It’s been a dream of mine, well I mean something that I needed to check off the list, ever since I read Dan Barber’s book The Third Plate. I didn’t agree with everything he had to say, but I thought it was a start. I mean, what we’re eating, how we’re eating, and how fast we’re eating it is not sustainable. And if you think it is, take a look at the big picture.
American’s eat, on average, 210.8 pounds of meat including red meat, chicken,and turkey per year, per person. It may be lower than the all time high (ever recorded) of 220.2 pounds in 2004, but seriously, that’s still a lot. Do you know how many animals it takes to make that many pounds? Well according to Slaughterhouse, there’s about 500 pounds of meat per cow and about 40-45% of each slaughtered animal is used for meat. Which means, a single cow can be used to make over 2,000 quarter pounders and a typical American eats about 280 of those per year. (I know you’re most likely not eating quarter pounders, but give me a break on the math).
The point? All these animals that are being used for slaughter are not only living in horrible conditions (I won’t touch on that here, but you can look it up yourself), but they’re also responsible for 18 percent of greenhouse gas emissions, more than the combined exhaust from ALL transportation. Basically, all those lovely farts from those cute animals, are causing major problems for the environment, not just our health. There are some other great facts here if you’re looking for more information.
Ok, so what about organic? What if I’m a vegetarian? Vegan? Isn’t that helping the planet just a little bit more? Isn’t organic farming what nature intended? Yes and no. We all know that our ancestors were hunter and gatherers, searching for berries, wild vegetables, and then hunting the latest game, every single day. It wasn’t until 10,000 – 13,000 years ago that the domestication of animals first began. Yes, a long time ago. Then soon, villages began cultivating grains, figs in the Jordan Valley, and squash in Mexico. Keep going and soon the potato in South American began being harvested along with tobacco. Natural fertilizers were used and farmers really had to work with the environment. Droughts, torrential rain, and more.
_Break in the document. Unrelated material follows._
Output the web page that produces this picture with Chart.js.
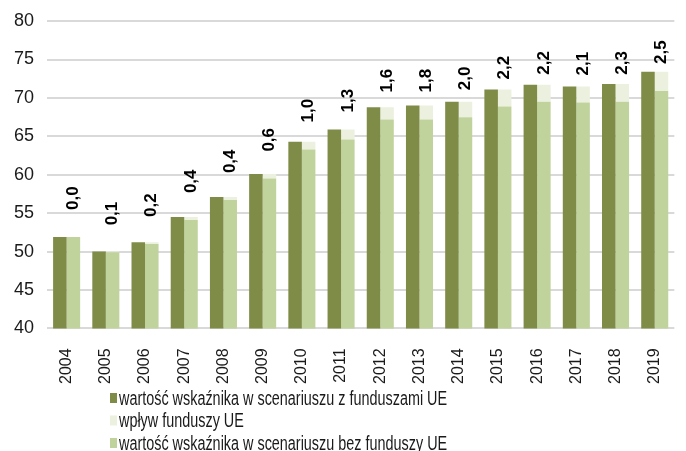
<!DOCTYPE html>
<html>
<head>
<meta charset="utf-8">
<script src="https://cdn.jsdelivr.net/npm/chart.js@4"></script>
<style>
  html, body { margin: 0; padding: 0; background: #fff; }
  #c { display: block; }
</style>
</head>
<body>
<canvas id="c" width="686" height="451"></canvas>
<script>
const years = ['2004', '2005', '2006', '2007', '2008', '2009', '2010', '2011',
  '2012', '2013', '2014', '2015', '2016', '2017', '2018', '2019'];
const withFunds = [51.9, 50.0, 51.2, 54.5, 57.1, 60.1, 64.3, 65.9, 68.8, 69.0, 69.5, 71.1, 71.7, 71.5, 71.8, 73.4];
const withoutFunds = [51.9, 49.9, 51.0, 54.1, 56.7, 59.5, 63.3, 64.6, 67.2, 67.2, 67.5, 68.9, 69.5, 69.4, 69.5, 70.9];
const impact = [0.0, 0.1, 0.2, 0.4, 0.4, 0.6, 1.0, 1.3, 1.6, 1.8, 2.0, 2.2, 2.2, 2.1, 2.3, 2.5];
const yTicks = [40, 45, 50, 55, 60, 65, 70, 75, 80];

const seriesNames = [
  'wartość wskaźnika w scenariuszu z funduszami UE',
  'wartość wskaźnika w scenariuszu bez funduszy UE',
  'wpływ funduszy UE'
];

// labels with impact value, drawn above the "without funds" bar
const impactLabels = {
  id: 'impactLabels',
  afterDatasetsDraw(chart) {
    const ctx = chart.ctx;
    const meta = chart.getDatasetMeta(1);
    ctx.save();
    ctx.font = 'bold 17px "Liberation Sans", Arial, sans-serif';
    ctx.fillStyle = '#000';
    ctx.textAlign = 'left';
    ctx.textBaseline = 'middle';
    meta.data.forEach((bar, i) => {
      ctx.save();
      ctx.translate(bar.x, bar.y - 27);
      ctx.rotate(-Math.PI / 2);
      ctx.fillText(impact[i].toFixed(1).replace('.', ','), 0, 0);
      ctx.restore();
    });
    ctx.restore();
  }
};

// vertical legend under the axis
const stackedLegend = {
  id: 'stackedLegend',
  afterDraw(chart) {
    const ctx = chart.ctx;
    const ds = chart.data.datasets;
    const order = [0, 2, 1];
    ctx.save();
    ctx.textBaseline = 'middle';
    ctx.textAlign = 'left';
    order.forEach((k, row) => {
      const y = 398 + row * 22.5;
      ctx.fillStyle = ds[k].backgroundColor;
      ctx.fillRect(110, y - 5, 7, 10);
      ctx.save();
      ctx.translate(119, y);
      ctx.scale(0.72, 1);
      ctx.font = '20px "Liberation Sans", Arial, sans-serif';
      ctx.fillStyle = '#1a1a1a';
      ctx.fillText(ds[k].label, 0, 1);
      ctx.restore();
    });
    ctx.restore();
  }
};

new Chart(document.getElementById('c'), {
  type: 'bar',
  data: {
    labels: years,
    datasets: [
      { label: seriesNames[0], data: withFunds, stack: 'a', backgroundColor: '#7F8C48' },
      { label: seriesNames[1], data: withoutFunds, stack: 'b', backgroundColor: '#C1D39C' },
      { label: seriesNames[2], data: impact, stack: 'b', backgroundColor: '#EBF1DE' }
    ]
  },
  options: {
    responsive: false,
    devicePixelRatio: 1,
    animation: false,
    categoryPercentage: 0.69,
    barPercentage: 1.0,
    layout: { padding: { left: 1, right: 2, top: 18, bottom: 55 } },
    plugins: {
      legend: { display: false },
      tooltip: { enabled: false }
    },
    scales: {
      x: {
        stacked: true,
        grid: { display: false },
        border: { display: false },
        ticks: {
          color: '#1a1a1a',
          font: { family: '"Liberation Sans", Arial, sans-serif', size: 16 },
          minRotation: 90,
          maxRotation: 90,
          padding: 12
        }
      },
      y: {
        stacked: true,
        min: 40,
        max: 80,
        afterBuildTicks(axis) {
          axis.ticks = yTicks.map(v => ({ value: v }));
        },
        grid: { color: '#D9D9D9', lineWidth: 2, drawTicks: false },
        border: { display: false },
        ticks: {
          color: '#1a1a1a',
          font: { family: '"Liberation Sans", Arial, sans-serif', size: 18, lineHeight: 0.9 },
          padding: 13
        }
      }
    }
  },
  plugins: [impactLabels, stackedLegend]
});
</script>
</body>
</html>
Then came The Green Revolution, which increased agriculture production around the world, modernizing techniques and expanding the distribution of synthetic fertilizers and pesticides. The good part? Many lives were saved from starvation as yields increased dramatically. The bad part? It was also the start of rice, corn, and wheat providing 60% of the human food supply and monoculture.
So the question is this – we have a situation where people don’t know what to eat that will help save the world while keeping them healthy. Organic is a great option. Backyard growing even better. Buying in season produce from local farmers – right on. However, not everyone can do that and with issues like the California drought, what do people do when watering their backyard vegetables is in conflict with a ever decreasing water supply? And that’s just in America. The population of the Earth continues to rise and feeding everyone without using excess fuel, emitting large amounts of greenhouse gasses and promoting monoculture – can it work? I don’t know.
Back to Stone Barns. Barber has made a name for himself as a chef that not only cooks with the seasons, but cooks with ingredients that are in season, locally to his restaurant, while also using techniques that promote using every piece of the land, preserving the land, feeding the land, and leaving it better off then when he stepped on it.
This beautiful and peaceful setting includes pasture raised pigs, geese, sheep, and chickens; a half-acre green house; bee hives; and a hilly vegetable plot. Take a walk by yourself and hop on any one of the tours. If you’ve got (a lot of) cash in your wallet, you can book a reservation at the famous Blue Hill at Stone Barns where Chef Barber creates dinners that are especially tailored the the diner and the season. (One day.)
As we enjoyed the tour, our knowledgeable guide continued to share Stone Barns philosophy that the system must always give back. That struck me. We take. We take the carrots from the ground, we take the eggs from the chickens that stomp and poop on the ground, and we take the water from the rivers, lakes, and streams. But, what do we actually give back?
I think that’s the answer to our problems in more ways than one.
What do we give back?
When we chop a tree down, do we plant another one in its place? When we dig up the soil to plant and harvest vegetables to nourish ourselves and our families, do we in turn take the time to put nourishment back into the soil? If we just took the time to give back, maybe we’d have a bigger appreciation for what we’re taking and we would only take what we needed to stay healthy and vibrant.
So when you’re confused about what to eat for dinner, what to feed your family, how those who are not as fortunate as you are are surviving, and how the planet will support the increasing population of people – figure out how you can give back to Mother Earth. It may not be The Third Plate, but it’s a philosophy that’s all encompassing.